What needs to be done
Pictures stay out. Extract the lines below from the first one through the line with "var yTicks = [1, 1.2, 1.4, 1.6, 1.8, 2, 2.2, 2.4];", both included.

Data segment
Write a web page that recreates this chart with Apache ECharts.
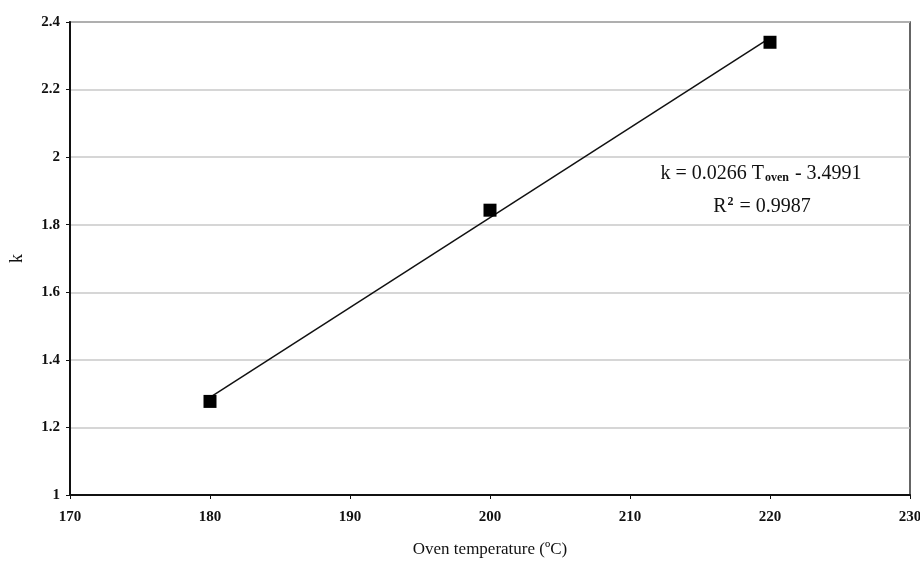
<!DOCTYPE html>
<html>
<head>
<meta charset="utf-8">
<script src="https://cdn.jsdelivr.net/npm/echarts@6/dist/echarts.min.js"></script>
<style>html,body{margin:0;padding:0;background:#fff}#c{width:920px;height:561px}</style>
</head>
<body>
<div id="c"></div>
<script>
var temps = [180, 200, 220];
var kValues = [1.277, 1.843, 2.34];
var trendX = [180, 220];
var trendY = [1.289, 2.353];
var xTicks = [170, 180, 190, 200, 210, 220, 230];
var yTicks = [1, 1.2, 1.4, 1.6, 1.8, 2, 2.2, 2.4];

var chart = echarts.init(document.getElementById('c'));
var serif = '"Liberation Serif", "DejaVu Serif", serif';
chart.setOption({
  animation: false,
  grid: { left: 70, top: 22, right: 10, bottom: 66, show: true, borderColor: '#333', borderWidth: 1.5,
          containLabel: false, outerBoundsMode: 'none' },
  xAxis: {
    type: 'value', min: 170, max: 230, interval: 10,
    name: 'Oven temperature (ºC)', nameLocation: 'middle', nameGap: 46,
    nameTextStyle: { fontFamily: serif, fontSize: 17, color: '#111' },
    axisLine: { show: true, lineStyle: { color: '#111', width: 2 } },
    axisTick: { show: true, inside: false, length: 4, lineStyle: { color: '#111' } },
    axisLabel: { fontFamily: serif, fontSize: 15, fontWeight: 'bold', color: '#111', margin: 15 },
    splitLine: { show: false }
  },
  yAxis: {
    type: 'value', min: 1, max: 2.4, interval: 0.2,
    name: 'k', nameLocation: 'middle', nameGap: 44,
    nameTextStyle: { fontFamily: serif, fontSize: 18, color: '#111' },
    axisLine: { show: true, lineStyle: { color: '#111', width: 2 } },
    axisTick: { show: true, inside: false, length: 4, lineStyle: { color: '#111' } },
    axisLabel: { fontFamily: serif, fontSize: 15, fontWeight: 'bold', color: '#111', margin: 10,
      formatter: function (v) { return String(Math.round(v * 10) / 10); } },
    splitLine: { show: true, lineStyle: { color: '#c8c8c8', width: 1.5 } }
  },
  series: [
    {
      type: 'line',
      data: trendX.map(function (x, i) { return [x, trendY[i]]; }),
      showSymbol: false, symbol: 'none',
      lineStyle: { color: '#111', width: 1.5 }, z: 2
    },
    {
      type: 'scatter',
      data: temps.map(function (x, i) { return [x, kValues[i]]; }),
      symbol: 'rect', symbolSize: 13,
      itemStyle: { color: '#000', opacity: 1 }, z: 3
    }
  ],
  graphic: [
    {
      type: 'text', x: 761, y: 163,
      style: {
        text: '{a|k = 0.0266 T}{s|oven}{a| - 3.4991}',
        textAlign: 'center',
        rich: {
          a: { fontFamily: serif, fontSize: 20, fill: '#111' },
          s: { fontFamily: serif, fontSize: 12, fontWeight: 'bold', fill: '#111', padding: [9, 1, 0, 1] }
        }
      }
    },
    {
      type: 'text', x: 762, y: 196,
      style: {
        text: '{a|R}{p|2}{a| = 0.9987}',
        textAlign: 'center',
        rich: {
          a: { fontFamily: serif, fontSize: 20, fill: '#111' },
          p: { fontFamily: serif, fontSize: 12, fontWeight: 'bold', fill: '#111', padding: [0, 1, 9, 1] }
        }
      }
    }
  ]
});
</script>
</body>
</html>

Result below
Write a web page that recreates this chart with Apache ECharts.
<!DOCTYPE html>
<html>
<head>
<meta charset="utf-8">
<script src="https://cdn.jsdelivr.net/npm/echarts@6/dist/echarts.min.js"></script>
<style>html,body{margin:0;padding:0;background:#fff}#c{width:920px;height:561px}</style>
</head>
<body>
<div id="c"></div>
<script>
var temps = [180, 200, 220];
var kValues = [1.277, 1.843, 2.34];
var trendX = [180, 220];
var trendY = [1.289, 2.353];
var xTicks = [170, 180, 190, 200, 210, 220, 230];
var yTicks = [1, 1.2, 1.4, 1.6, 1.8, 2, 2.2, 2.4];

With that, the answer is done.